D’autre part, des personnes subissant elles-mêmes le racisme n’auraient sans doute pas aussi aisément recours à une telle analogie. Peut-être auraient-elles d’autres raisons d’incriminer les personnes trans*, en regard de leur propre tradition de discrimination. Dans tous les cas, balayer d’un revers de la main l’expérience des personnes trans* racisées en invoquant un argument prétendument anti-raciste, en s’attribuant leur voix tout en remettant leur existence en cause, fait preuve d’une inconséquence en ce qui concerne le droit prétendu de le faire. Votre usage de cet argument est déclaratif, vous vous placez en arbitre en abusant d’une parole que vous confisquez sans même prendre la peine de consulter les personnes concernées. Cette aisance-là, ne vous en déplaise, constitue un privilège dont les personnes trans* ne jouissent pas lorsqu’elles parlent pour elles-mêmes, quelle que soit leur couleur de peau.
Dans son livre Apprendre à transgresser (1994) dont je vous recommande la lecture, la penseuse afro-féministe bell hooks discute avec le philosophe Ron Scapp autour de la question de l’enseignement. Elle y évoque le cas de ces enseignant-es qui se déclarent progressistes, voire intègrent dans leur cursus des auteurs-rices racisé-e-s, sans pour autant remettre en question leur propre situation privilégiée en tant que personnes blanches, en maintenant l’assomption selon laquelle on pourrait séparer l’esprit du corps qui le manifeste pour éluder le problème. Aussi selon elle : « La personne la plus puissante a aussi le privilège de nier son corps. » (p. 128)

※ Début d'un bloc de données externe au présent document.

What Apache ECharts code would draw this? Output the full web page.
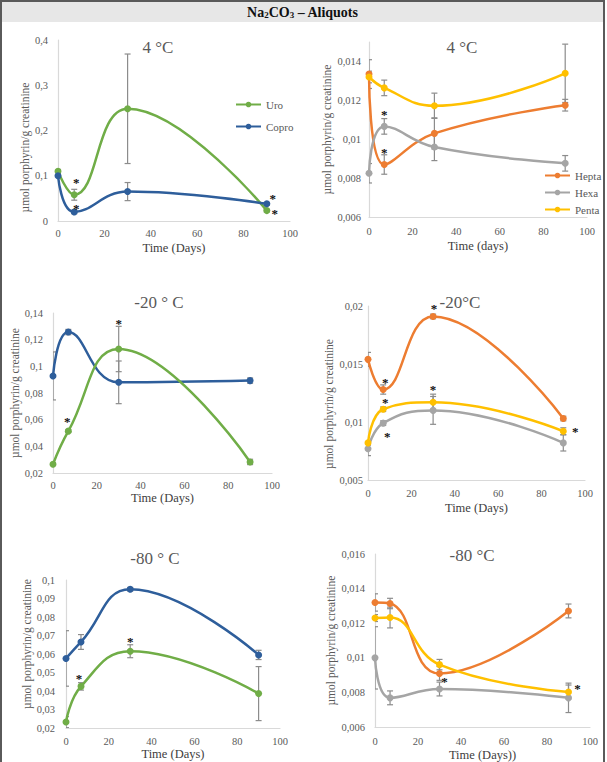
<!DOCTYPE html>
<html>
<head>
<meta charset="utf-8">
<script src="https://cdn.jsdelivr.net/npm/echarts@6/dist/echarts.min.js"></script>
<style>
  html, body { margin: 0; padding: 0; background: #fff; }
  #frame { position: relative; width: 607px; height: 762px; overflow: hidden; }
  #box {
    position: absolute; left: 0; top: 0; width: 605px; height: 770px; box-sizing: border-box;
    border: 2px solid #5a5a5a;
  }
  #header {
    position: absolute; left: 2px; top: 2px; width: 601px; height: 20px; background: #e7e7e7;
    font: bold 14px "Liberation Serif", serif; color: #111; text-align: center; line-height: 22px;
  }
  #header sub { font-size: 9px; vertical-align: -1px; line-height: 0; }
  #chart { position: absolute; left: 0; top: 0; width: 607px; height: 762px; }
</style>
</head>
<body>
<div id="frame">
  <div id="box"></div>
  <div id="header">Na<sub>2</sub>CO<sub>3</sub> – Aliquots</div>
  <div id="chart"></div>
</div>
<script>
const days = [0, 7, 30, 90];

// 4 °C
const uro4 = [0.110, 0.058, 0.248, 0.023];
const uro4Err = [0.004, 0.012, 0.121, 0.003];
const copro4 = [0.100, 0.020, 0.065, 0.038];
const copro4Err = [0.005, 0.004, 0.020, 0.003];
const hepta4 = [0.01335, 0.0087, 0.0103, 0.01175];
const hepta4Err = [0.00074, 0.0005, 0.0008, 0.0003];
const hexa4 = [0.00825, 0.01066, 0.0096, 0.00876];
const hexa4Err = [0.0005, 0.0004, 0.0007, 0.0004];
const penta4 = [0.0132, 0.01264, 0.01172, 0.01339];
const penta4Err = [0.0003, 0.0004, 0.00065, 0.0015];

// -20 °C
const uro20 = [0.0266, 0.0514, 0.113, 0.0283];
const uro20Err = [0.001, 0.001, 0.017, 0.002];
const copro20 = [0.0928, 0.1257, 0.088, 0.0893];
const copro20Err = [0.018, 0.002, 0.016, 0.002];
const hepta20 = [0.0154, 0.0128, 0.0191, 0.0103];
const hepta20Err = [0.0006, 0.0004, 0.0002, 0.0002];
const hexa20 = [0.0077, 0.0099, 0.011, 0.0082];
const hexa20Err = [0.0006, 0.0002, 0.0012, 0.0007];
const penta20 = [0.0082, 0.0111, 0.0117, 0.0092];
const penta20Err = [0.0002, 0.0002, 0.0007, 0.0003];

// -80 °C
const uro80 = [0.0232, 0.0425, 0.0615, 0.0386];
const uro80Err = [0.003, 0.002, 0.0035, 0.0146];
const copro80 = [0.0576, 0.0665, 0.095, 0.0595];
const copro80Err = [0.015, 0.004, 0.001, 0.0025];
const hepta80 = [0.0132, 0.01314, 0.0091, 0.01271];
const hepta80Err = [0.0005, 0.0003, 0.0004, 0.0004];
const hexa80 = [0.0100, 0.00769, 0.0082, 0.00769];
const hexa80Err = [0.0018, 0.0004, 0.0004, 0.00085];
const penta80 = [0.0123, 0.01233, 0.00961, 0.00803];
const penta80Err = [0.0002, 0.0006, 0.0003, 0.0004];

const xTicks = { min: 0, max: 100, interval: 20 };

const colors = { Uro: '#70AD47', Copro: '#2E5E9B', Hepta: '#ED7D31', Hexa: '#A5A5A5', Penta: '#FFC000' };
const serif = 'Liberation Serif';
const grey = '#595959';

const panels = [
  {
    title: '4 °C', tx: 158, ty: 47,
    grid: { left: 58, top: 40, width: 232, height: 181 },
    y: { min: 0, max: 0.4, interval: 0.1 },
    lines: [['Uro', uro4, uro4Err], ['Copro', copro4, copro4Err]],
    xName: 'Time (Days)', xGap: 20, xMargin: 7, yGap: 20, yMargin: 10, yShift: 17,
    stars: [['Uro', 1, 2, -15], ['Copro', 1, 2, -6], ['Copro', 3, 6, -8], ['Uro', 3, 8, 0]]
  },
  {
    title: '4 °C', tx: 462, ty: 47,
    grid: { left: 369, top: 42, width: 218, height: 175 },
    y: { min: 0.006, max: 0.015, interval: 0.002 },
    lines: [['Hepta', hepta4, hepta4Err], ['Hexa', hexa4, hexa4Err], ['Penta', penta4, penta4Err]],
    xName: 'Time (days)', xGap: 22, xMargin: 9, yGap: 36, yMargin: 8, yShift: 0,
    stars: [['Hexa', 1, 0, -15], ['Hepta', 1, 0, -15]]
  },
  {
    title: '-20 ° C', tx: 159, ty: 302,
    grid: { left: 53, top: 313, width: 219, height: 160 },
    y: { min: 0.02, max: 0.14, interval: 0.02 },
    lines: [['Copro', copro20, copro20Err], ['Uro', uro20, uro20Err]],
    xName: 'Time (Days)', xGap: 18, xMargin: 7, yGap: 2, yMargin: 10, yShift: 0,
    stars: [['Uro', 1, -1, -13], ['Uro', 2, 0, -29]]
  },
  {
    title: '-20°C', tx: 460, ty: 302,
    grid: { left: 368, top: 306, width: 217, height: 174 },
    y: { min: 0.005, max: 0.02, interval: 0.005 },
    lines: [['Hepta', hepta20, hepta20Err], ['Hexa', hexa20, hexa20Err], ['Penta', penta20, penta20Err]],
    xName: 'Time (Days)', xGap: 21, xMargin: 8, yGap: 32, yMargin: 5, yShift: 11,
    stars: [['Hepta', 1, 2, -10], ['Penta', 1, 2, -10], ['Hexa', 1, 4, 10],
            ['Hepta', 2, 1, -11], ['Penta', 2, 0, -16], ['Penta', 3, 12, -3]]
  },
  {
    title: '-80 ° C', tx: 155, ty: 558,
    grid: { left: 66, top: 580, width: 214, height: 148 },
    y: { min: 0.02, max: 0.1, interval: 0.01 },
    lines: [['Copro', copro80, copro80Err], ['Uro', uro80, uro80Err]],
    xName: 'Time (Days)', xGap: 16, xMargin: 8, yGap: 27, yMargin: 11, yShift: -10,
    stars: [['Uro', 1, -2, -11], ['Uro', 2, 0, -13]]
  },
  {
    title: '-80 °C', tx: 472, ty: 555,
    grid: { left: 375, top: 554, width: 215, height: 178 },
    y: { min: 0.006, max: 0.016, interval: 0.002 },
    lines: [['Hepta', hepta80, hepta80Err], ['Hexa', hexa80, hexa80Err], ['Penta', penta80, penta80Err]],
    xName: 'Time (Days))', xGap: 18, xMargin: 9, yGap: 36, yMargin: 10, yShift: 0,
    stars: [['Hepta', 2, 5, 5], ['Penta', 3, 9, -6]]
  }
];

const fmt = (v) => String(+v.toFixed(6)).replace('.', ',');

function errorBar(params, api) {
  const x = api.value(0), y = api.value(1), e = api.value(2);
  const top = api.coord([x, y + e]);
  const bot = api.coord([x, y - e]);
  const c = 3;
  const st = { stroke: '#8c8c8c', lineWidth: 1.2, fill: null };
  return {
    type: 'group',
    children: [
      { type: 'line', shape: { x1: top[0], y1: top[1], x2: bot[0], y2: bot[1] }, style: st },
      { type: 'line', shape: { x1: top[0] - c, y1: top[1], x2: top[0] + c, y2: top[1] }, style: st },
      { type: 'line', shape: { x1: bot[0] - c, y1: bot[1], x2: bot[0] + c, y2: bot[1] }, style: st }
    ]
  };
}

const grid = [], xAxis = [], yAxis = [], series = [], graphic = [];

panels.forEach((p, k) => {
  grid.push(p.grid);
  xAxis.push({
    type: 'value', gridIndex: k, ...xTicks,
    name: p.xName, nameLocation: 'middle', nameGap: p.xGap,
    nameTextStyle: { fontFamily: serif, fontSize: 12.5, color: '#404040' },
    axisLine: { show: true, onZero: false, lineStyle: { color: '#d9d9d9', width: 1.2 } },
    axisTick: { show: false },
    splitLine: { show: false },
    axisLabel: { fontFamily: serif, fontSize: 10.5, color: grey, margin: p.xMargin }
  });
  yAxis.push({
    type: 'value', gridIndex: k, min: p.y.min, max: p.y.max, interval: p.y.interval,
    name: 'µmol porphyrin/g creatinine', nameLocation: 'middle', nameGap: p.yGap,
    nameTextStyle: {
      fontFamily: serif, fontSize: 11.5, color: grey,
      padding: p.yShift > 0 ? [0, 2 * p.yShift, 0, 0] : [0, 0, 0, -2 * p.yShift]
    },
    axisLine: { show: true, lineStyle: { color: '#d9d9d9', width: 1.2 } },
    axisTick: { show: false },
    splitLine: { show: false },
    axisLabel: { fontFamily: serif, fontSize: 10.5, color: grey, margin: p.yMargin, formatter: fmt, showMaxLabel: k !== 1 }
  });
  graphic.push({
    type: 'text', x: p.tx, y: p.ty,
    style: {
      text: p.title, fontFamily: serif, fontSize: 17, fill: grey,
      align: 'center', verticalAlign: 'middle', textAlign: 'center', textVerticalAlign: 'middle'
    }
  });

  p.lines.forEach(([name, vals, errs]) => {
    series.push({
      type: 'custom', xAxisIndex: k, yAxisIndex: k, silent: true, clip: true, z: 2,
      itemStyle: { color: '#8c8c8c' },
      data: days.map((d, i) => [d, vals[i], errs[i]]),
      renderItem: errorBar
    });
  });
  p.lines.forEach(([name, vals]) => {
    series.push({
      type: 'line', name, xAxisIndex: k, yAxisIndex: k, z: 3,
      data: days.map((d, i) => [d, vals[i]]),
      smooth: 0.45, symbol: 'circle', symbolSize: 7,
      lineStyle: { width: 2.5, color: colors[name] },
      itemStyle: { color: colors[name] }
    });
  });
});

const legendText = { fontFamily: serif, fontSize: 11, color: grey };

const chart = echarts.init(document.getElementById('chart'), null, { renderer: 'svg' });
chart.setOption({
  animation: false,
  textStyle: { fontFamily: serif },
  grid, xAxis, yAxis, series, graphic,
  legend: [
    { data: ['Uro', 'Copro'], orient: 'vertical', left: 235, top: 99, itemWidth: 25, itemHeight: 7, itemGap: 11, padding: 0, textStyle: legendText },
    { data: ['Hepta', 'Hexa', 'Penta'], orient: 'vertical', left: 544, top: 170, itemWidth: 25, itemHeight: 7, itemGap: 6, padding: 0, textStyle: legendText }
  ]
});

// significance asterisks, placed at the data points through each panel's scales
const starGraphics = [];
panels.forEach((p, k) => {
  const byName = {};
  p.lines.forEach(([name, vals]) => { byName[name] = vals; });
  p.stars.forEach(([name, i, dx, dy]) => {
    const pt = chart.convertToPixel({ gridIndex: k }, [days[i], byName[name][i]]);
    starGraphics.push({
      type: 'text', x: pt[0] + dx, y: pt[1] + dy + 3, z: 10,
      style: {
        text: '*', fill: '#111', fontFamily: serif, fontSize: 13, fontWeight: 'bold',
        align: 'center', verticalAlign: 'middle', textAlign: 'center', textVerticalAlign: 'middle'
      }
    });
  });
});
chart.setOption({ graphic: graphic.concat(starGraphics) });
</script>
</body>
</html>
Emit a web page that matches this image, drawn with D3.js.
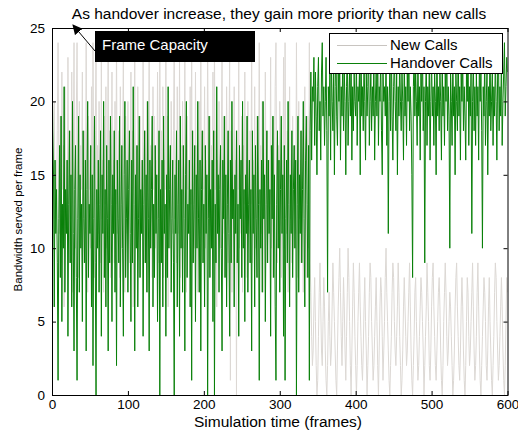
<!DOCTYPE html>
<html lang="en">
<head>
    <meta charset="UTF-8">
    <title>Bandwidth served per frame</title>
    <style>
        body, html {
            margin: 0;
            padding: 0;
            background: #ffffff;
            overflow: hidden;
        }
        svg text {
            font-family: 'Liberation Sans', Arial, sans-serif;
        }
    </style>
</head>
<body>
    <div id="chart"></div>

    <script src="https://cdn.jsdelivr.net/npm/d3@7/dist/d3.min.js"></script>
    <script>
        // Series values, one per frame (0..600)
        const handoverCalls = [
            24,18,15,6,16,11,14,9,1,12,17,8,19,5,13,10,21,7,14,11,
            16,4,13,18,9,15,6,20,11,3,14,17,8,1,12,19,7,15,10,13,
            5,18,12,9,16,3,14,20,8,13,11,17,6,15,2,12,19,9,0,14,
            10,16,7,13,18,4,15,11,20,8,14,6,17,12,3,16,9,19,13,5,
            15,11,18,7,14,2,16,12,9,19,6,13,17,10,4,15,20,8,12,16,
            7,14,18,11,5,16,9,21,13,3,15,10,17,6,12,19,8,14,11,16,
            4,13,18,9,15,7,20,12,3,16,10,14,19,6,13,8,17,11,15,5,
            12,18,0,14,9,16,6,19,11,13,4,15,8,21,10,14,17,7,12,16,
            9,0,15,11,18,6,13,16,4,19,10,14,7,17,12,3,15,20,8,13,
            11,16,6,14,1,18,9,13,17,5,15,10,20,12,7,16,3,14,18,9,
            13,6,17,11,15,0,12,19,8,14,10,16,5,18,0,13,9,21,11,15,
            7,14,17,10,3,16,12,19,8,15,6,13,18,11,4,16,9,20,12,14,
            6,15,11,18,9,13,4,17,12,16,8,20,10,14,5,15,11,19,7,13,
            16,9,14,3,18,11,15,6,17,12,8,19,13,1,14,10,16,7,20,12,
            15,5,13,18,9,16,11,14,4,17,12,19,8,15,6,1,13,18,10,16,
            7,14,19,11,15,4,17,1,12,16,9,20,13,6,15,11,18,8,14,17,
            10,16,0,13,19,7,15,11,18,9,14,20,12,6,16,19,13,8,17,1,
            18,22,16,21,20,23,17,22,19,15,21,23,18,20,16,22,24,19,21,17,
            20,23,18,7,21,19,22,16,23,20,18,22,15,21,24,19,17,22,20,23,
            16,21,19,23,18,22,20,15,21,24,17,20,22,19,23,16,21,18,22,20,
            19,23,17,21,20,22,15,24,19,21,18,23,20,16,22,19,21,24,17,20,
            22,18,21,19,23,16,20,22,19,24,17,21,20,23,18,15,22,20,21,19,
            23,17,21,11,20,22,18,24,19,16,21,23,20,18,22,15,21,19,23,20,
            18,22,20,16,23,19,21,17,22,20,24,18,21,19,15,8,21,23,19,22,
            20,17,23,19,21,16,22,20,24,18,21,9,20,23,17,21,19,22,16,20,
            23,19,21,17,22,20,15,24,19,21,18,22,20,16,23,19,21,17,22,20,
            24,18,21,19,10,22,20,17,23,19,21,15,22,20,18,24,19,21,16,22,
            20,23,18,21,19,16,22,20,24,17,21,19,22,11,20,23,18,21,17,22,
            19,21,16,23,20,22,18,10,21,19,23,17,20,22,15,21,19,24,18,20,
            22,17,21,19,23,20,16,22,24,18,21,19,23,17,20,22,24,19,21,23,
            22
        ];

        const newCalls = [
            8,10,14,20,12,16,13,18,24,15,11,19,9,22,14,17,6,21,13,16,
            11,23,15,9,18,12,22,7,16,24,13,10,19,24,15,8,20,12,17,14,
            22,9,15,18,11,24,13,7,19,14,16,10,21,12,24,15,8,18,24,13,
            17,11,20,14,9,23,12,16,7,19,13,21,10,15,24,11,18,8,14,22,
            12,16,9,20,13,24,11,15,18,8,21,14,10,17,23,12,7,19,15,11,
            20,13,9,16,22,11,18,6,14,24,12,17,10,21,15,8,19,13,16,11,
            23,14,9,18,12,20,7,15,24,11,17,13,8,21,14,19,10,16,12,22,
            15,9,24,13,18,11,21,8,16,14,23,12,19,6,17,13,10,20,15,11,
            18,24,12,16,9,21,14,11,23,8,17,13,20,10,15,24,12,7,19,14,
            16,11,21,13,24,9,18,14,10,22,12,17,7,15,20,11,24,13,9,18,
            14,21,10,16,12,24,15,8,19,13,17,11,22,9,24,14,18,6,16,12,
            20,13,10,17,24,11,15,8,19,12,21,14,9,16,23,1,18,7,15,13,
            21,12,16,0,18,14,23,10,15,11,19,7,17,13,22,12,16,8,20,14,
            11,18,13,24,9,16,12,21,10,15,19,8,14,24,13,17,11,20,7,15,
            12,22,14,9,18,11,16,13,23,10,15,8,19,12,21,24,14,9,17,11,
            20,13,8,16,12,23,10,24,15,11,18,7,14,21,12,16,9,19,13,10,
            17,11,24,14,8,20,12,16,9,18,13,7,15,21,11,8,14,19,10,24,
            9,7,4,2,3,6,8,5,2,0,1,4,7,9,6,3,2,5,8,6,
            3,1,0,2,5,7,4,2,3,6,9,7,5,3,1,0,3,6,8,10,
            7,4,2,5,8,6,3,1,4,7,10,8,5,2,0,3,6,9,7,4,
            2,0,2,5,7,9,6,4,2,1,3,6,8,5,3,0,2,4,7,9,
            8,5,3,1,2,4,6,8,5,2,0,3,6,8,7,4,1,3,5,8,
            10,7,5,3,1,0,2,4,7,9,8,5,3,2,4,6,9,7,4,2,
            0,1,3,6,8,6,4,2,3,5,7,9,6,3,1,0,2,4,7,8,
            5,3,1,2,4,6,8,7,5,3,0,2,4,6,9,7,5,2,1,3,
            6,8,9,6,4,2,1,3,5,7,8,6,3,1,0,2,5,7,9,7,
            4,2,3,5,7,6,4,2,0,1,3,6,8,9,6,4,2,1,3,6,
            8,6,3,1,0,2,5,8,7,4,2,3,5,7,9,6,3,1,2,4,
            7,9,6,3,1,0,2,4,6,8,7,5,2,1,3,6,8,5,3,1,
            0,2,4,7,9,8,5,3,1,2,4,6,8,6,3,1,0,2,5,8,
            7
        ];

        const xTicks = [0, 100, 200, 300, 400, 500, 600];
        const yTicks = [0, 5, 10, 15, 20, 25];

        const width = 518, height = 433;
        const margin = {top: 28, right: 10, bottom: 38, left: 52};

        const newColor = "#dcd8d4";
        const handoverColor = "#0a800a";

        const svg = d3.select("#chart")
            .append("svg")
            .attr("width", width)
            .attr("height", height);

        const x = d3.scaleLinear()
            .domain([0, 600])
            .range([margin.left, width - margin.right - 0.5]);

        const y = d3.scaleLinear()
            .domain([0, 25])
            .range([height - margin.bottom, margin.top]);

        const line = d3.line()
            .x((d, i) => x(i))
            .y(d => y(d));

        svg.append("clipPath").attr("id", "plotClip")
            .append("rect")
            .attr("x", x(0)).attr("y", y(25))
            .attr("width", x(600) - x(0)).attr("height", y(0) - y(25));

        const plot = svg.append("g").attr("clip-path", "url(#plotClip)");

        plot.append("path")
            .datum(newCalls)
            .attr("fill", "none")
            .attr("stroke", newColor)
            .attr("stroke-width", 1)
            .attr("d", line);

        plot.append("path")
            .datum(handoverCalls)
            .attr("fill", "none")
            .attr("stroke", handoverColor)
            .attr("stroke-width", 1)
            .attr("d", line);

        // axes box with inward ticks (top/right mirrored)
        const tickLen = 4;
        svg.append("g")
            .attr("transform", `translate(0,${y(0)})`)
            .call(d3.axisBottom(x).tickValues(xTicks).tickSizeInner(-tickLen).tickSizeOuter(0).tickPadding(4))
            .call(g => g.select(".domain").remove());
        svg.append("g")
            .attr("transform", `translate(0,${y(25)})`)
            .call(d3.axisTop(x).tickValues(xTicks).tickSizeInner(-tickLen).tickSizeOuter(0).tickFormat(""))
            .call(g => g.select(".domain").remove());
        svg.append("g")
            .attr("transform", `translate(${x(0)},0)`)
            .call(d3.axisLeft(y).tickValues(yTicks).tickSizeInner(-tickLen).tickSizeOuter(0).tickPadding(7))
            .call(g => g.select(".domain").remove());
        svg.append("g")
            .attr("transform", `translate(${x(600)},0)`)
            .call(d3.axisRight(y).tickValues(yTicks).tickSizeInner(-tickLen).tickSizeOuter(0).tickFormat(""))
            .call(g => g.select(".domain").remove());

        svg.selectAll(".tick text")
            .attr("font-size", 13.5)
            .attr("font-family", "'Liberation Sans', Arial, sans-serif")
            .attr("fill", "#000");

        svg.append("rect")
            .attr("x", x(0) + 0.5).attr("y", y(25) + 0.5)
            .attr("width", x(600) - x(0)).attr("height", y(0) - y(25))
            .attr("fill", "none")
            .attr("stroke", "#000")
            .attr("stroke-width", 1);

        // title and axis labels
        svg.append("text")
            .attr("x", 279).attr("y", 19)
            .attr("text-anchor", "middle")
            .attr("font-size", 15.5)
            .text("As handover increase, they gain more priority than new calls");

        svg.append("text")
            .attr("x", 278).attr("y", 427)
            .attr("text-anchor", "middle")
            .attr("font-size", 15.5)
            .text("Simulation time (frames)");

        svg.append("text")
            .attr("transform", `translate(22,${(y(0) + y(25)) / 2 + 8}) rotate(-90)`)
            .attr("text-anchor", "middle")
            .attr("font-size", 11.5)
            .text("Bandwidth  served per frame");

        // "Frame Capacity" annotation
        svg.append("rect")
            .attr("x", 95).attr("y", 31)
            .attr("width", 160).attr("height", 31)
            .attr("fill", "#000");
        svg.append("text")
            .attr("x", 102).attr("y", 50)
            .attr("font-size", 15)
            .attr("fill", "#fff")
            .text("Frame Capacity");

        svg.append("defs").append("marker")
            .attr("id", "arrowHead")
            .attr("viewBox", "0 0 10 10")
            .attr("refX", 9).attr("refY", 5)
            .attr("markerWidth", 10).attr("markerHeight", 10)
            .attr("orient", "auto")
            .attr("markerUnits", "userSpaceOnUse")
            .append("path")
            .attr("d", "M0,0 L10,5 L0,10 Z")
            .attr("fill", "#000");
        svg.append("line")
            .attr("x1", 95).attr("y1", 51)
            .attr("x2", 73).attr("y2", 25)
            .attr("stroke", "#000")
            .attr("stroke-width", 1)
            .attr("marker-end", "url(#arrowHead)");

        // legend
        const legend = svg.append("g");
        legend.append("rect")
            .attr("x", 329.5).attr("y", 33.5)
            .attr("width", 173).attr("height", 40)
            .attr("fill", "#fff")
            .attr("stroke", "#000");
        const items = [
            {name: "New Calls", color: "#c8c4c0"},
            {name: "Handover Calls", color: handoverColor}
        ];
        items.forEach((d, i) => {
            const yy = 45 + i * 18;
            legend.append("line")
                .attr("x1", 337).attr("x2", 387)
                .attr("y1", yy + 0.5).attr("y2", yy + 0.5)
                .attr("stroke", d.color);
            legend.append("text")
                .attr("x", 390).attr("y", yy + 5)
                .attr("font-size", 15)
                .text(d.name);
        });
    </script>
</body>
</html>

Sachez que quand vous vous attaquez aux personnes trans*, vous vous attaquez à des personnes vivant potentiellement dans tous les groupes sociaux, culturels et raciaux. Elles ne délitent pas ces structures mais y fondent leur vie propre. Elles ne s’instituent pas en tant que groupe mais en tant que personnes, en tant qu’individualités singulières à part entière. A l’intérieur de tous groupes sociaux, il y a des personnes identifiées en fonction de leur genre. Cette identification affecte ces personnes à l’extérieur comme à l’intérieur de leur-s groupe-s. A l’intérieur comme à l’extérieur du groupe social et familial, une oppression liée au genre peut avoir lieu et isoler ces personnes dans leur intimité. Si le corps des personnes racisées est opprimé en fonction de la couleur de leur peau, il l’est en tant que représentant du groupe auquel il est censé appartenir. L’identification de genre associe bien sûr les personnes à un groupe, mais encore une fois cette identification se fait à l’intérieur-même des groupes culturels, qui peut avoir pour effet d’isoler les personnes de tout recours extérieur. Les discriminations se cumulent mais ne touchent pas l’intimité des personnes de la même manière.
L’oppression de genre peut avoir lieu partout, même au sein de la structure familiale, avec des personnes qui ont la MÊME couleur de peau que vous. L’argument de l’appropriation culturel ne tient pas et de toute manière, ce n’est pas à vous d’en émettre le jugement.
Gros soutien à Lexie qui comme beaucoup, fait office de tampon à cette violence.